Uma intoxicação pela ingestão da planta in natura pode levar o pet a óbito. Mas não há relatos de que isso ocorre com o óleo terapêutico (Foto: reprodução)
Algum contra? Mas, a substância não traz nenhum efeito colateral aos animais? Pedro da Silva lembra que, assim como para humanos, fitocompostos da maconha possuem potencial tóxico muito baixo em pets. “Contudo, relatos anedóticos e achados científicos sugerem que cães são mais sensíveis que outras espécies, inclusive mais do que humanos e gatos. Portanto, maior cautela é exigida na fitoterapia canabinoide de cachorros, bem como uma margem de dosagem menor e mais segura. Por vezes, também pode ser necessária uma apresentação medicinal com quantidades mínimas ou ausentes de THC”, explica.
San Juan adiciona que o animal pode apresentar, como efeito colateral, alteração neurológica, sonolência, náuseas e vômitos, mas que são raros. “Isso pode ocorrer em animais em início do tratamento e, também, por sensibilidade aos canabinóides. É mito que a Cannabis medicinal, ainda mais a full spectrum, contendo THC, pode intoxicar os animais. O THC pode, sim, intoxicar se a dose for muito alta, mas é uma intoxicação mais leve e tranquila – como os sintomas que narrei – do que uma intoxicação da ingestão da planta in natura, que pode até levar a óbito se não controlada a tratada corretamente”, destaca.
Sobre isso, Erik Amazonas também lembra que absolutamente tudo que o animal ingira, respire ou entre em contato pode lhe causar efeitos indesejados. “Lembremos que alguns pets podem ter morte súbita pela simples exposição a um grande fator de estresse, como a presença ou contato humano”, menciona.

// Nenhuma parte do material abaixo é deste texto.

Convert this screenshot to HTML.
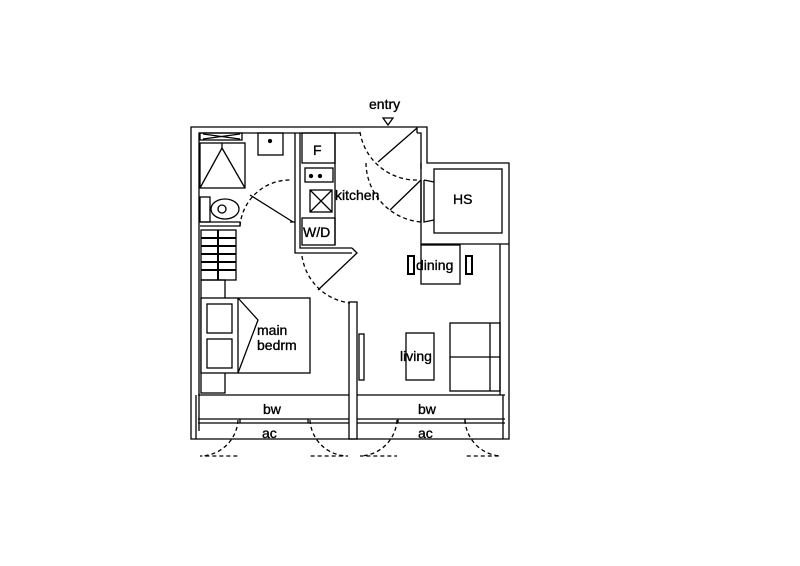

Portanto, na visão de Da Silva, a regulamentação da Cannabis terapêutica na Medicina Veterinária é um tópico muito relevante e deve ser realizada de acordo com as utilizações, implicações sociais e terapêuticas, prós e contras culturais e científicos da planta na sociedade. Amazonas também considera de extrema importância os veterinários brasileiros se aprofundarem mais no conhecimento sobre a substância. “Nossa classe profissional está acostumada a fazer uso de medicamentos com pouco ou nenhum estudo em animais ou pouca ou nenhuma indicação veterinária. Fizemos isso com várias e várias categorias de fármacos de forma muito eficiente e por muitas décadas. Muitos destes medicamentos apresentam alto risco para os animais, mas, mesmo assim, e com pouca informação sobre o uso em pets, nós, médicos-veterinários, temos realizado grandes proezas e evitando os riscos desses fármacos”, salienta.
Hoje, segundo Amazonas, há uma infinidade de estudo científico comprovando os efeitos medicinais e a segurança da Cannabis nos animais domésticos. “Há material suficiente para fazermos o que sempre fizemos em nossos pacientes e começar a utilizar com a mesma parcimônia que sempre fizemos rotineiramente. Faça alguns testes com seu próprio animal, com pets de tutores engajados e vá se familiarizando com essa ‘nova medicina milenar’ até pegar a confiança necessária. Lembrando que a Medicina Veterinária Canabinoide já é realidade mundial, só nos resta uma saída: estudar”, finaliza.